L’autre force pour vaincre la maladie, Anaïs Quemener l’a probablement puisée dans son entourage et les personnes qu’elle aime. Ainsi, ce n’est pas un hasard si le documentaire s’ouvre sur ses grands-parents maternels, Joffrette et Marcel Banoubie, auxquels Anaïs rend visite une fois par an à la Réunion. « Je suis quelqu’un qui attache beaucoup d’importance à la famille, aux racines », dit celle qui porte aussi en très haute estime la Seine-Saint-Denis. « Le 93, c’est toute ma vie ou presque : j’y travaille, j’y ai grandi, d’abord à Aubervilliers puis à Clichy-sous-Bois, mon premier club d’athlé, c’était Villepinte puis Tremblay… Je trouve que c’est un département hyper riche en termes de cultures et de différences, où on a tous des choses à s’apporter. »
Et qu’on ne croit pas que cette vision positive l’empêche de voir les difficultés sociales du territoire. « A Jean-Verdier, je vois bien sûr aussi la précarité.

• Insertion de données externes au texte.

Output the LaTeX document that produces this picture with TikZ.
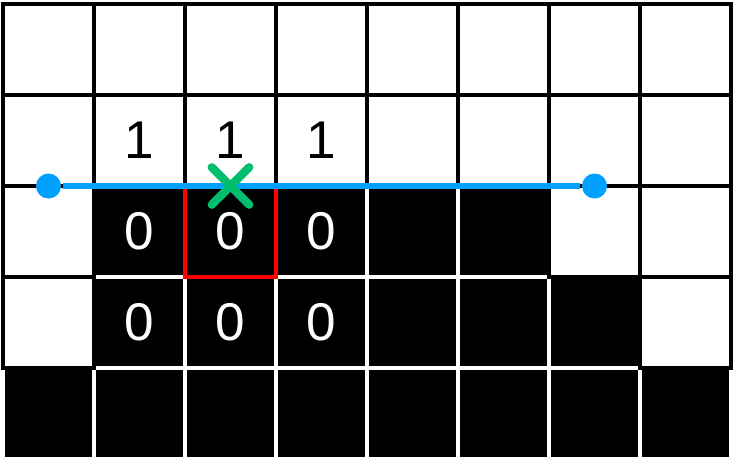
\documentclass[tikz,border=0pt]{standalone}
\usepackage{fontspec}
\setsansfont{Liberation Sans}
\usetikzlibrary{shapes.misc}
\definecolor{skyblue}{RGB}{0,160,255}
\definecolor{mint}{RGB}{0,190,110}
\begin{document}
\begin{tikzpicture}[node distance={10mm}, line width=1.1pt,
	cell/.style = {draw, minimum size=10mm, inner sep=0pt, outer sep=0pt, font=\sffamily\fontsize{16.6}{20}\selectfont},
	blk/.style = {cell, fill=black, draw=white, text=white},
	wht/.style = {cell, fill=white, draw=black, text=black},
	dot/.style = {circle, fill=skyblue, inner sep=0pt, minimum size=2.75mm},
	cross/.style = {cross out, draw=mint, line width=2.6pt, line cap=round, minimum size=3.2mm, inner sep=0pt}]
		\useasboundingbox (-0.533,-0.533) rectangle (7.533,4.544);
		% bottom row
		\node[blk] (1) {};
		\node[blk] (2) [right of=1] {};
		\node[blk] (3) [right of=2] {};
		\node[blk] (4) [right of=3] {};
		\node[blk] (5) [right of=4] {};
		\node[blk] (6) [right of=5] {};
		\node[blk] (7) [right of=6] {};
		\node[blk] (8) [right of=7] {};
		% black cells above
		\node[blk] (9) [above of=2] {0};
		\node[blk] (10) [right of=9] {0};
		\node[blk] (11) [right of=10] {0};
		\node[blk] (12) [right of=11] {};
		\node[blk] (13) [right of=12] {};
		\node[blk] (14) [right of=13] {};
		\node[blk] (15) [above of=9] {0};
		\node[blk] (16) [right of=15] {0};
		\node[blk] (17) [right of=16] {0};
		\node[blk] (18) [right of=17] {};
		\node[blk] (19) [right of=18] {};
		% white cells
		\node[wht] (20) [left of=9] {};
		\node[wht] (21) [right of=14] {};
		\node[wht] (22) [above of=20] {};
		\node[wht] (23) [right of=19] {};
		\node[wht] (24) [right of=23] {};
		\node[wht] (25) [above of=22] {};
		\node[wht] (26) [right of=25] {1};
		\node[wht] (27) [right of=26] {1};
		\node[wht] (28) [right of=27] {1};
		\node[wht] (29) [right of=28] {};
		\node[wht] (30) [right of=29] {};
		\node[wht] (31) [right of=30] {};
		\node[wht] (32) [right of=31] {};
		\node[wht] (33) [above of=25] {};
		\node[wht] (34) [right of=33] {};
		\node[wht] (35) [right of=34] {};
		\node[wht] (36) [right of=35] {};
		\node[wht] (37) [right of=36] {};
		\node[wht] (38) [right of=37] {};
		\node[wht] (39) [right of=38] {};
		\node[wht] (40) [right of=39] {};
		% marks
		\draw[red, line width=1.5pt] (16.south west) rectangle (16.north east);
		\node[dot] (a) at (22.north) {};
		\node[dot] (b) at (23.north) {};
		\draw[skyblue, line width=2pt] (a) -- (b);
		\node[cross] (x) at (16.north) {};
\end{tikzpicture}
\end{document}
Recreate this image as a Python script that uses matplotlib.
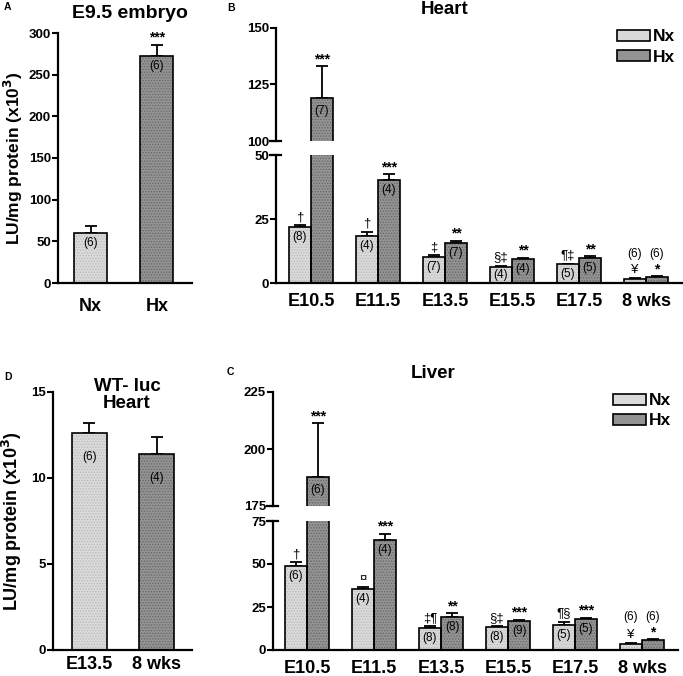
import numpy as np
import matplotlib
matplotlib.use("Agg")
import matplotlib.pyplot as plt

plt.rcParams['font.family'] = ['Liberation Sans', 'DejaVu Sans']
plt.rcParams['hatch.linewidth'] = 0.6

# ---- data ----
# A: E9.5 embryo
a_groups = ['Nx', 'Hx']
a_vals = [60.5, 272]
a_err = [8, 14]
a_n = ['(6)', '(6)']
a_sig = ['', '***']

# B: heart
stages = ['E10.5', 'E11.5', 'E13.5', 'E15.5', 'E17.5', '8 wks']
b_nx = [21.7, 18.3, 10.3, 6.4, 7.3, 1.7]
b_nx_err = [0.9, 1.6, 0.5, 0.4, 0.3, 0.3]
b_hx = [119.2, 40.1, 15.6, 9.2, 9.9, 2.3]
b_hx_err = [13.8, 2.4, 1.0, 0.7, 0.6, 0.3]
b_nx_n = ['(8)', '(4)', '(7)', '(4)', '(5)', '(6)']
b_hx_n = ['(7)', '(4)', '(7)', '(4)', '(5)', '(6)']
b_nx_sig = ['\u2020', '\u2020', '\u2021', '\u00a7\u2021', '\u00b6\u2021', '\u00a5']
b_hx_sig = ['***', '***', '**', '**', '**', '*']

# C: liver
c_nx = [49.0, 35.2, 12.6, 13.4, 14.8, 3.7]
c_nx_err = [2.0, 1.2, 1.2, 0.4, 1.7, 0.6]
c_hx = [187.9, 63.8, 19.3, 17.1, 18.3, 5.6]
c_hx_err = [23.3, 3.7, 2.1, 0.4, 0.4, 0.6]
c_nx_n = ['(6)', '(4)', '(8)', '(8)', '(5)', '(6)']
c_hx_n = ['(6)', '(4)', '(8)', '(9)', '(5)', '(6)']
c_nx_sig = ['\u2020', '\u00a4', '\u2021\u00b6', '\u00a7\u2021', '\u00b6\u00a7', '\u00a5']
c_hx_sig = ['***', '***', '**', '***', '***', '*']

# D: WT-luc heart
d_groups = ['E13.5', '8 wks']
d_vals = [12.6, 11.4]
d_err = [0.6, 1.0]
d_n = ['(6)', '(4)']

NX_COLOR = '#dadada'
NX_DOTS = '#b8b8b8'
HX_COLOR = '#939393'
HX_DOTS = '#666666'

W, H = 683, 676
fig = plt.figure(figsize=(W / 100, H / 100), dpi=100)


def box(l, r, b, t):
    return [l / W, 1 - b / H, (r - l) / W, (b - t) / H]


def style(ax, show_bottom=True, xpad=7):
    for s in ['top', 'right']:
        ax.spines[s].set_visible(False)
    ax.spines['left'].set_linewidth(1.6)
    ax.spines['bottom'].set_linewidth(1.6)
    ax.spines['bottom'].set_visible(show_bottom)
    ax.tick_params(axis='y', direction='out', length=4, width=1.5, pad=1,
                   labelsize=9.5)
    for lab in ax.get_yticklabels():
        lab.set_fontweight('bold')
    ax.tick_params(axis='x', length=0, labelsize=13, pad=xpad)
    ax.patch.set_alpha(0)


def bars(ax, x, vals, errs, color, dots, width):
    ax.bar(x, vals, width, color=color, edgecolor=dots, linewidth=0,
           hatch='......', zorder=2)
    ax.bar(x, vals, width, fill=False, edgecolor='black', linewidth=1.2,
           zorder=3)
    ax.errorbar(x, vals, yerr=[np.zeros(len(vals)), errs], fmt='none',
                ecolor='black', elinewidth=1.3, capsize=4, capthick=1.3,
                zorder=1)


def n_label(ax, x, v, text, px_per_unit):
    # inside the bar near its top, or centred for short bars
    h_px = v * px_per_unit
    off = min(10, h_px / 2) * 0.72
    ax.annotate(text, (x, v), xytext=(0, -off), textcoords='offset points',
                ha='center', va='center', fontsize=8.5, annotation_clip=False)


def sig_label(ax, x, top, text):
    if '*' in text:
        ax.annotate(text, (x, top), xytext=(0, 0), textcoords='offset points',
                    ha='center', va='bottom', fontsize=10, fontweight='bold',
                    annotation_clip=False)
    else:
        ax.annotate(text, (x, top), xytext=(0, 1.5), textcoords='offset points',
                    ha='center', va='bottom', fontsize=9.5,
                    annotation_clip=False)


# ---------- Panel A ----------
axA = fig.add_axes(box(58, 192, 283, 33))
xa = np.arange(2)
bars(axA, xa, a_vals, a_err, [NX_COLOR, HX_COLOR], [NX_DOTS, HX_DOTS], 0.5)
axA.set_xlim(-0.49, 1.53)
axA.set_ylim(0, 300)
axA.set_yticks([0, 50, 100, 150, 200, 250, 300])
axA.set_xticks(xa)
axA.set_xticklabels(a_groups, fontweight='bold')
style(axA, xpad=11)
pxA = 250 / 300
for i in range(2):
    n_label(axA, xa[i], a_vals[i], a_n[i], pxA)
    if a_sig[i]:
        sig_label(axA, xa[i], a_vals[i] + a_err[i], a_sig[i])
axA.set_ylabel('LU/mg protein (x10$^\\mathbf{3}$)', fontsize=12.5,
               fontweight='bold', labelpad=3)
fig.text(130 / W, 1 - 13 / H, 'E9.5 embryo', ha='center', va='center',
         fontsize=14, fontweight='bold')
fig.text(4 / W, 1 - 7 / H, 'A', ha='left', va='center', fontsize=7.5,
         fontweight='bold')

# ---------- Panel D ----------
axD = fig.add_axes(box(53, 192, 650, 392))
xd = np.arange(2)
bars(axD, xd, d_vals, d_err, [NX_COLOR, HX_COLOR], [NX_DOTS, HX_DOTS], 0.52)
axD.set_xlim(-0.54, 1.52)
axD.set_ylim(0, 15)
axD.set_yticks([0, 5, 10, 15])
axD.set_xticks(xd)
axD.set_xticklabels(d_groups, fontweight='bold')
style(axD, xpad=4)
for i in range(2):
    axD.annotate(d_n[i], (xd[i], d_vals[i]), xytext=(0, -17),
                 textcoords='offset points', ha='center', va='center',
                 fontsize=8.5)
axD.set_ylabel('LU/mg protein (x10$^\\mathbf{3}$)', fontsize=13,
               fontweight='bold', labelpad=5)
fig.text(127 / W, 1 - 395 / H, 'WT- luc\nHeart', ha='center', va='center',
         fontsize=13.5, fontweight='bold', linespacing=1.0)
fig.text(4 / W, 1 - 377 / H, 'D', ha='left', va='center', fontsize=7.5,
         fontweight='bold')


# ---------- broken panels B and C ----------
def broken_panel(l, r, b_low, t_low, b_up, t_up, lo_lim, up_lim, lo_ticks,
                 up_ticks, nx, nx_err, hx, hx_err, nx_n, hx_n, nx_sig, hx_sig,
                 x0):
    ax_lo = fig.add_axes(box(l, r, b_low, t_low))
    ax_up = fig.add_axes(box(l, r, b_up, t_up))
    x = np.arange(len(stages))
    w = 0.33
    px_lo = (b_low - t_low) / (lo_lim[1] - lo_lim[0])
    px_up = (b_up - t_up) / (up_lim[1] - up_lim[0])
    spacing = 67.0
    xmin = (l - x0) / spacing
    xmax = (r - x0) / spacing
    for ax, lim, ticks in [(ax_lo, lo_lim, lo_ticks), (ax_up, up_lim, up_ticks)]:
        bars(ax, x - w / 2, nx, nx_err, NX_COLOR, NX_DOTS, w)
        bars(ax, x + w / 2, hx, hx_err, HX_COLOR, HX_DOTS, w)
        ax.set_xlim(xmin, xmax)
        ax.set_ylim(*lim)
        ax.set_yticks(ticks)
    ax_lo.set_xticks(x)
    ax_lo.set_xticklabels(stages, fontweight='bold')
    ax_up.set_xticks([])
    style(ax_lo)
    style(ax_up, show_bottom=False)
    # break marks on the spine
    dx = 4.5 / (r - l)
    ax_lo.plot([-dx * 1.3, dx], [1, 1], transform=ax_lo.transAxes, color='black',
               lw=1.6, clip_on=False)
    ax_up.plot([-dx * 1.3, dx], [0, 0], transform=ax_up.transAxes, color='black',
               lw=1.6, clip_on=False)

    last = len(stages) - 1
    for xs, vals, errs, ns, sigs in [(x - w / 2, nx, nx_err, nx_n, nx_sig),
                                     (x + w / 2, hx, hx_err, hx_n, hx_sig)]:
        for i in range(len(stages)):
            v = vals[i]
            ax = ax_up if v > lo_lim[1] else ax_lo
            pp = px_up if v > lo_lim[1] else px_lo
            if i == last:
                # group sizes sit above the short adult bars, level with each other
                top = max(nx[i] + nx_err[i], hx[i] + hx_err[i])
                ax.annotate(ns[i], (xs[i], top), xytext=(0, 12),
                            textcoords='offset points', ha='center',
                            va='bottom', fontsize=8.5, annotation_clip=False)
            elif ax is ax_up:
                ax.annotate(ns[i], (xs[i], v), xytext=(0, -10),
                            textcoords='offset points', ha='center',
                            va='center', fontsize=8.5)
            else:
                n_label(ax, xs[i], v, ns[i], pp)
            sig_label(ax, xs[i], v + errs[i], sigs[i])

    ax_up.legend(handles=[plt.Rectangle((0, 0), 1, 1, facecolor=NX_COLOR,
                                        edgecolor='black', lw=1.2),
                          plt.Rectangle((0, 0), 1, 1, facecolor=HX_COLOR,
                                        edgecolor='black', lw=1.2)],
                 labels=['Nx', 'Hx'], loc='upper right',
                 bbox_to_anchor=(1.0, 1.05), frameon=False,
                 prop={'weight': 'bold', 'size': 12.5}, handlelength=1.9,
                 handleheight=0.6, handletextpad=0.15, labelspacing=0.3,
                 borderaxespad=0.0)
    return ax_lo, ax_up


broken_panel(276, 682, 283, 155, 141, 28, (0, 50), (100, 150), [0, 25, 50],
             [100, 125, 150], b_nx, b_nx_err, b_hx, b_hx_err, b_nx_n, b_hx_n,
             b_nx_sig, b_hx_sig, 311)
fig.text(445 / W, 1 - 9 / H, 'Heart', ha='center', va='center',
         fontsize=13.5, fontweight='bold')
fig.text(227 / W, 1 - 8 / H, 'B', ha='left', va='center', fontsize=7.5,
         fontweight='bold')

broken_panel(273, 678, 650, 521, 506, 392, (0, 75), (175, 225), [0, 25, 50, 75],
             [175, 200, 225], c_nx, c_nx_err, c_hx, c_hx_err, c_nx_n, c_hx_n,
             c_nx_sig, c_hx_sig, 307)
fig.text(433 / W, 1 - 373 / H, 'Liver', ha='center', va='center',
         fontsize=13.5, fontweight='bold')
fig.text(227 / W, 1 - 372 / H, 'C', ha='left', va='center', fontsize=7.5,
         fontweight='bold')

fig.savefig('out.png', dpi=100)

Mais elle est contrebalancée par des élans de solidarité très forts, comme on a pu le constater durant le Covid », dit celle qui, toutes les nuits, prend son service à la suppléance de l’hôpital, autrement dit tourne de service en service.
Un rythme harassant, pas évident à concilier avec les entraînements. Pour tenter le coup de la qualification sur les JO de Paris 2024, Anaïs est en train de négocier des aménagements avec son employeur. Pour autant, pas question pour elle de passer professionnelle. « J’en aurais l’occasion que je ne le voudrais pas, détaille-t-elle. Arrêter complètement de travailler pour ne faire que courir, ce serait une autre dimension, je ne suis pas sûre de trouver mon équilibre là-dedans. Là, je peux switcher, discuter avec des gens qui n’ont aucune idée de l’univers de la course à pied et c’est tant mieux… » Pas étonnant qu’Anaïs avance si bien dans son sport et dans la vie, elle a du souffle pour deux.